-- RECORD LIST --
* * * * *

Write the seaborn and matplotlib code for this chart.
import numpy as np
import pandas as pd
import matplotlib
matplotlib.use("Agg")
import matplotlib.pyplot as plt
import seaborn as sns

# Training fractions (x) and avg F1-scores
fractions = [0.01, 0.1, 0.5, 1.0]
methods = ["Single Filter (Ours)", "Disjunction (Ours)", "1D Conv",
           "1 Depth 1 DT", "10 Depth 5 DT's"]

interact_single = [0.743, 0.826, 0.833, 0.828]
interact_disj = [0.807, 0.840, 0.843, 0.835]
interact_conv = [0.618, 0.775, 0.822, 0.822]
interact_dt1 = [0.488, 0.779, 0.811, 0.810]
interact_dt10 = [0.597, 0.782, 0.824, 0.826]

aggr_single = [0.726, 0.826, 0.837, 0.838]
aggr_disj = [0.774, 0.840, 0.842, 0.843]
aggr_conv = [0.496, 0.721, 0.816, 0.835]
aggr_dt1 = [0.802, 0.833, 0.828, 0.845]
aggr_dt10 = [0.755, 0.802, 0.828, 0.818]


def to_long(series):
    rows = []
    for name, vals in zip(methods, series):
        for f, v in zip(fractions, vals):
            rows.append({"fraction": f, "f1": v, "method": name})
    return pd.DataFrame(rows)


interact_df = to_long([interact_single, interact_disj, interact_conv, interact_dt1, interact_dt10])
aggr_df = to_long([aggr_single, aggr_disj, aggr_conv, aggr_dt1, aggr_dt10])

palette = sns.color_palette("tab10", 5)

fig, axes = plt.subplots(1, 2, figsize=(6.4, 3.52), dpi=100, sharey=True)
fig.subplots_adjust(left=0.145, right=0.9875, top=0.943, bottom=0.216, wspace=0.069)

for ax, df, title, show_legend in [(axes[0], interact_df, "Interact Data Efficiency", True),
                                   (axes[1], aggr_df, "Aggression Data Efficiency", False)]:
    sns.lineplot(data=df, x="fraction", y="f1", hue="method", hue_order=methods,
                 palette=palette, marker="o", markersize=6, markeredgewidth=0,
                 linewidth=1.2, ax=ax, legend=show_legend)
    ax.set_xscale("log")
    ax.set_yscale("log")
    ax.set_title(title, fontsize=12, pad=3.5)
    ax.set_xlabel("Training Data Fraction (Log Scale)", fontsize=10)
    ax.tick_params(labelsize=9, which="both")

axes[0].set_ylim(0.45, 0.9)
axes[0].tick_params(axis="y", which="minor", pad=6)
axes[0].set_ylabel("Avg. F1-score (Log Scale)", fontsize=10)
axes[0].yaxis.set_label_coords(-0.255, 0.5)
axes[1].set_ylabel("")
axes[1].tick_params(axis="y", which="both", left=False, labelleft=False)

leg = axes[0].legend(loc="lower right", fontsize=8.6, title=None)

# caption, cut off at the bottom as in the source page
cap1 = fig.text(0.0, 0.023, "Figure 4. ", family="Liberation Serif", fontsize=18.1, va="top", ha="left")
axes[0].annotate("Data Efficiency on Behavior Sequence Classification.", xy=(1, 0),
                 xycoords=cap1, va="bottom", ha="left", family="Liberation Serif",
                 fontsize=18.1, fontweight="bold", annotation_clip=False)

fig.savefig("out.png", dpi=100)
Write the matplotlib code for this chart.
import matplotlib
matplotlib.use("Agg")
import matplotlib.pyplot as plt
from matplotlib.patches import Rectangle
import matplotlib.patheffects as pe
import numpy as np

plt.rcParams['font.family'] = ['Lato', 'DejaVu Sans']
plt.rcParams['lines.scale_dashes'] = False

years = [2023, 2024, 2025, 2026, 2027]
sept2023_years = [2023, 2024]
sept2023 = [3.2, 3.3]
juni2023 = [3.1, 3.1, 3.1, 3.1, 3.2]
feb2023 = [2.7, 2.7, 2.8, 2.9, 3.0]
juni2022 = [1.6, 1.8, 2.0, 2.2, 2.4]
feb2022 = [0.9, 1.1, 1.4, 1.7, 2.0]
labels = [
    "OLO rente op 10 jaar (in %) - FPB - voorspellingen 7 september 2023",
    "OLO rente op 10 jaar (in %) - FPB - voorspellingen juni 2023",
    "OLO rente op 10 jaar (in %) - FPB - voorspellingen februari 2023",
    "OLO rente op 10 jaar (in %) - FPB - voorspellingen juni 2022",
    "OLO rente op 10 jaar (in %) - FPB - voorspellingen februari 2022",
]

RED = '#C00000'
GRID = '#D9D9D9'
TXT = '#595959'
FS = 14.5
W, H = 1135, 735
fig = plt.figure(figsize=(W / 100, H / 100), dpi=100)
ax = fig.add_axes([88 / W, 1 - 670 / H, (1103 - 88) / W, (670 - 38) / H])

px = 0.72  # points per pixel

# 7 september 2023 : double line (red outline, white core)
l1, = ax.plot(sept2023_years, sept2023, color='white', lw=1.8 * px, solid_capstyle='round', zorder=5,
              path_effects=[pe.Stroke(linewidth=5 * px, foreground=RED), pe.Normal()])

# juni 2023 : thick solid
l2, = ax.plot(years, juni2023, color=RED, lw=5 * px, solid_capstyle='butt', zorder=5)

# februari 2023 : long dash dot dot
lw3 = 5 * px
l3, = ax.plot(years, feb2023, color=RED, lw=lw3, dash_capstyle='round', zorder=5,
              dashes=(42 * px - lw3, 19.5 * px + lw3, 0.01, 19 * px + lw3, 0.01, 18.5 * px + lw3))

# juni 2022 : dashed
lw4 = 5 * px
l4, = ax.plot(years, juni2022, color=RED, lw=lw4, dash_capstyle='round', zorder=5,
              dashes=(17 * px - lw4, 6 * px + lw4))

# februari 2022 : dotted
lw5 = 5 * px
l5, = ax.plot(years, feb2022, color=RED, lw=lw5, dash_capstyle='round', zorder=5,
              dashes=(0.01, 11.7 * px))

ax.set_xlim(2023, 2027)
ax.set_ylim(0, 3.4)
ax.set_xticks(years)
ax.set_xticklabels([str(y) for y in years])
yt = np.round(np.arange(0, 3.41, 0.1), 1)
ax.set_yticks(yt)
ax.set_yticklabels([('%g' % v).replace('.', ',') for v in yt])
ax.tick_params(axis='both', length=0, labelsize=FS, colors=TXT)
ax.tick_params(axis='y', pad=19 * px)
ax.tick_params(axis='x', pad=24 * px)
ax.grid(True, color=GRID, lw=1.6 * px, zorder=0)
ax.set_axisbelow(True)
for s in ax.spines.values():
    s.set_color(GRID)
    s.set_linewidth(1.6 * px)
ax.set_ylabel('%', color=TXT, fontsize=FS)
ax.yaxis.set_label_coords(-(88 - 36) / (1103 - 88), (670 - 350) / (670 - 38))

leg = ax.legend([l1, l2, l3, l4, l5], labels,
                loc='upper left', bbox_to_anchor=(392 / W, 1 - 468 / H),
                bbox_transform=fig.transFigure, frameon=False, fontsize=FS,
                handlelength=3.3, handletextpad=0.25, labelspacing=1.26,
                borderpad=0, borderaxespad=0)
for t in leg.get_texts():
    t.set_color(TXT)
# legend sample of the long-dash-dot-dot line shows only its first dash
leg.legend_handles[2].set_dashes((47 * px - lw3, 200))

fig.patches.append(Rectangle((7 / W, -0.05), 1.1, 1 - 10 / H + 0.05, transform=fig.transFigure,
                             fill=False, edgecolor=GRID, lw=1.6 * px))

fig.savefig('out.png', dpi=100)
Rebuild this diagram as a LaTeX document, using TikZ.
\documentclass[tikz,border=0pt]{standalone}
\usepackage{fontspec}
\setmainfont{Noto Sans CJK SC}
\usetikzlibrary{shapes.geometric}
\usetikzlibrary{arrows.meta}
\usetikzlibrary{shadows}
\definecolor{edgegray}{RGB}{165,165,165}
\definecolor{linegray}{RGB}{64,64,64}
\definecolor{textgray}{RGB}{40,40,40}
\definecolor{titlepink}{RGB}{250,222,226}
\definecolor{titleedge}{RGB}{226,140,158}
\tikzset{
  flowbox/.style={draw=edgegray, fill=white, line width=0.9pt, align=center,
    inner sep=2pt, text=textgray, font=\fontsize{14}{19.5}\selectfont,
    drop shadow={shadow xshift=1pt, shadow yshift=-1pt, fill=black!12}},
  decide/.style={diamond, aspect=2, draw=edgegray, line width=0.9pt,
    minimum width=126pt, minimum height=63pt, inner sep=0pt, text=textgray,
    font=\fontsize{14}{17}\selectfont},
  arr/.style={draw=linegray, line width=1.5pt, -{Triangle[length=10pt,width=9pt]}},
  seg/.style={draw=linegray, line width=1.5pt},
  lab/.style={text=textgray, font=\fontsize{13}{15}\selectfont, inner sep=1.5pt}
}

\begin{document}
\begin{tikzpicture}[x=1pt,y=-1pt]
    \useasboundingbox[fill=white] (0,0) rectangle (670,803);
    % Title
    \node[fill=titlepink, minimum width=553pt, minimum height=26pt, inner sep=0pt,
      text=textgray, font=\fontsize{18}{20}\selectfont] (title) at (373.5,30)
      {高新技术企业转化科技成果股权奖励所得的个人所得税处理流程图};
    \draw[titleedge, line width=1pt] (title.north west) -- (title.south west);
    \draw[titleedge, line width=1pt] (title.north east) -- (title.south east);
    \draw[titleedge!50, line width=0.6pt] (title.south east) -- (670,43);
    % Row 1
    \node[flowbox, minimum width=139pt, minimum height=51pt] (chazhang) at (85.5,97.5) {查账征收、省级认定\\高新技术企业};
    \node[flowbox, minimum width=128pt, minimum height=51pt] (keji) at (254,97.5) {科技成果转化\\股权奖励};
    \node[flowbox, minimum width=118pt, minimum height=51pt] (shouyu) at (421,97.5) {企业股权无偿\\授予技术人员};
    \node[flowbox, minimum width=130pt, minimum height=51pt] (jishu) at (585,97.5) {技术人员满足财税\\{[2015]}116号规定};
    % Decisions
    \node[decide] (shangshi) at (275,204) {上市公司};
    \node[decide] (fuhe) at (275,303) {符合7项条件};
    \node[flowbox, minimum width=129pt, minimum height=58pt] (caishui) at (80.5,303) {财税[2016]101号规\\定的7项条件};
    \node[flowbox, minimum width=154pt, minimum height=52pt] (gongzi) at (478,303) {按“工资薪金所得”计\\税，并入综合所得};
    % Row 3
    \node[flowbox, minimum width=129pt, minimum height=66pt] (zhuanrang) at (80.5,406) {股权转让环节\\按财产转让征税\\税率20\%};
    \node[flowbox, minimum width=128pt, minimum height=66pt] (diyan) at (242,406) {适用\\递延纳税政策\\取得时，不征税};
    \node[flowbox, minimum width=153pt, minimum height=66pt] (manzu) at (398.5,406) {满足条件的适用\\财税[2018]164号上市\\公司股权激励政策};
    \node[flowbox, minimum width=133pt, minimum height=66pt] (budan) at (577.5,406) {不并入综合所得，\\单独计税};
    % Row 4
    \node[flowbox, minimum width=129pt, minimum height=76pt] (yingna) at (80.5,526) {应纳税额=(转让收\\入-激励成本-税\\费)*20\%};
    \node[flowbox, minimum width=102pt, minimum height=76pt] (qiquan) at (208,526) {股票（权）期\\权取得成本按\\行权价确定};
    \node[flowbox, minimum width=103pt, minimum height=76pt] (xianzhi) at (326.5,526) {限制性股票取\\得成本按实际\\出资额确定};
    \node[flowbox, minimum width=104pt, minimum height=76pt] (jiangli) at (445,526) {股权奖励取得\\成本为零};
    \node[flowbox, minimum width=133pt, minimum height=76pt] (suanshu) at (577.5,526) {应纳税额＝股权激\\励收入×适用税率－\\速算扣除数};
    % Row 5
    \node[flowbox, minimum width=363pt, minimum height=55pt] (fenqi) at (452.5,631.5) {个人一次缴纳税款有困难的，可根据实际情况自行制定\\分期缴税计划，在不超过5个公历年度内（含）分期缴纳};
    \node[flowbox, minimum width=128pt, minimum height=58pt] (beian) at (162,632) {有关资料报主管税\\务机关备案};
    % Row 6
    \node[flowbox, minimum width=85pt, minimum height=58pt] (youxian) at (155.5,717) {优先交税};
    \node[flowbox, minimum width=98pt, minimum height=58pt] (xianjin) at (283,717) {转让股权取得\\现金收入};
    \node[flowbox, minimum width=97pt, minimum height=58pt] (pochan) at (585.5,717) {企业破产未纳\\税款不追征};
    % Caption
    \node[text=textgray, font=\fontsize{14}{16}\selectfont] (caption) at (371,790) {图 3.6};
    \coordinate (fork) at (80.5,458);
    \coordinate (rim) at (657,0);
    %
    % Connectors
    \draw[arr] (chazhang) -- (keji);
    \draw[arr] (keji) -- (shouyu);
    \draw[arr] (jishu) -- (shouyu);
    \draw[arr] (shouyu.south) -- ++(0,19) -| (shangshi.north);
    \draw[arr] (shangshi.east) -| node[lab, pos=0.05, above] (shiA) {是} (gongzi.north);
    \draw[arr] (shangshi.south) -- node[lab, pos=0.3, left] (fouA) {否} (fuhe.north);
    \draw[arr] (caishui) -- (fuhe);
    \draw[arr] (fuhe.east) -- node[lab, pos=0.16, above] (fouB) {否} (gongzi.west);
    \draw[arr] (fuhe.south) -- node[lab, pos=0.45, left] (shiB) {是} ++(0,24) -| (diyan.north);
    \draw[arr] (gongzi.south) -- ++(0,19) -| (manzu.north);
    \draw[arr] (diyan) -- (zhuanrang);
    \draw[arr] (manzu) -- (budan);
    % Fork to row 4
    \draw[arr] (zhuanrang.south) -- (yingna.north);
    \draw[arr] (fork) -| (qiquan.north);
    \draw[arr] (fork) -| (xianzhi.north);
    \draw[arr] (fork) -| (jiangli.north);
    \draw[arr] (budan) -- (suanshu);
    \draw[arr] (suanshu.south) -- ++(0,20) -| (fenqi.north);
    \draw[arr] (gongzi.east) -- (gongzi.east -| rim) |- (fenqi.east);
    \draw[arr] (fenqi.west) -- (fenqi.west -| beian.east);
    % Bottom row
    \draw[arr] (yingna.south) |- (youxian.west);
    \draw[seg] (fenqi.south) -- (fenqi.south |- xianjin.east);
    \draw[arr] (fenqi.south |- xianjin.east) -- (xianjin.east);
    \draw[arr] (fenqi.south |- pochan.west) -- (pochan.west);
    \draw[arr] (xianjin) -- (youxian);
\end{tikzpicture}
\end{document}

* * * * *

-- EXERCISE TASK --
Pick out the lines above containing the word "this", then copy them.

-- THE OUTPUT --
Write the seaborn and matplotlib code for this chart.
Write the matplotlib code for this chart.
Rebuild this diagram as a LaTeX document, using TikZ.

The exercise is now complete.